Traits like lack of empathy are present in all narcissists, however.
When someone comes to me for help and support with a narcissist in their life and keeps asking the question “How do I know he/she is a narcissist,” I redirect the question. I ask why it is so important that they have a clear, definitive answer to this question.
There are some common reasons we want to know if that person is a narcissist. Most importantly, It helps us to make sense of their crazy behavior. It helps us to understand that we really aren’t going crazy. We are exposed to crazy making behavior and this makes us feel crazy.
But there is another reason people ask this question. It is a very codependent reason. If they are not a narcissist, maybe they can get help and change. And if they get help and change, I will have the relationship I want with that person.

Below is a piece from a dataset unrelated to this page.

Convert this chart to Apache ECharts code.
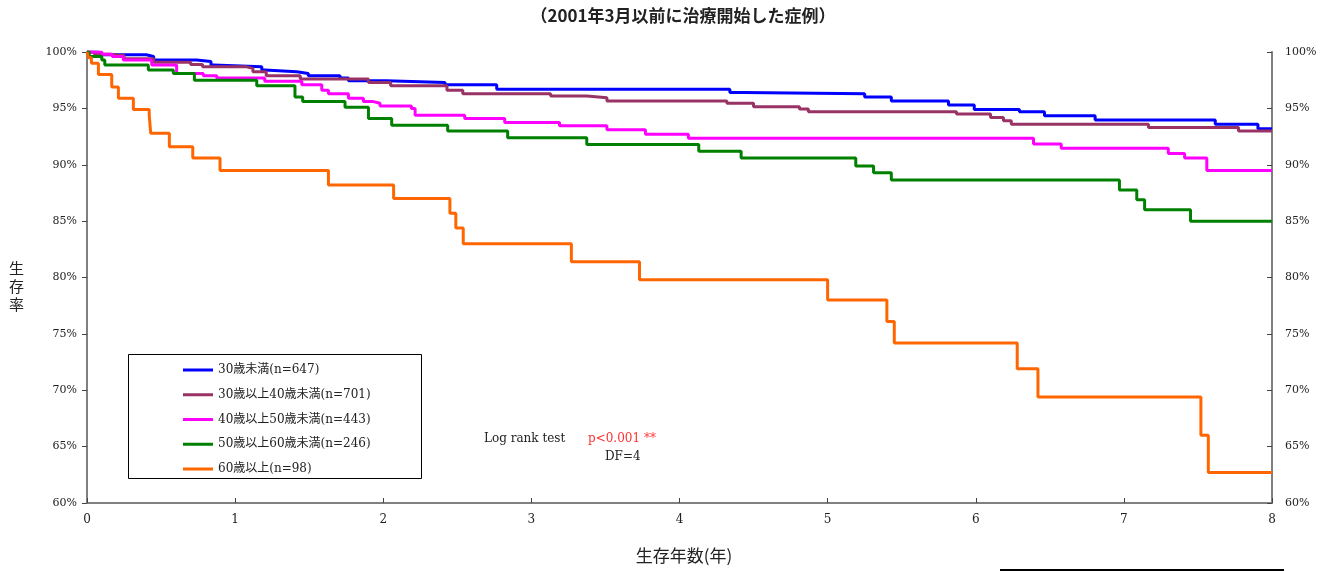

Codependents tend to focus on the other person and their behaviors and try to fix and change them. It is codependent to believe that if you change the outside world and other people, you will feel better on the inside. As recovering codependents, we need to learn to bring our focus back to our inside world and do our own healing. We don’t have any control over the actions and behavior of another person. It doesn’t matter whether or not a person is a narcissist, by definition. If they are behaving in ways that are cruel, uncaring, dismissive, and non-supportive, why would you want them in your life?
People don’t typically change. Narcissist or not. It takes a person who recognizes a real need to change and dedicates themselves to a healing path to actually change. Change is big work, and most people aren’t up for it. Most people tend to look for someone who accepts them exactly like they are, warts and all. If there are behaviors we can’t accept in another, we are better off taking space from that person. If they are a significant other, we need to make a choice to leave the relationship or accept the current behavior.
Narcissism is a very complex set of personality characteristics that are built into the personality and not likely to change. Narcissism traits can be many. If you are observing them, let your observation skills be enough to determine whether or not you wish to stay involved with a narcissistic person.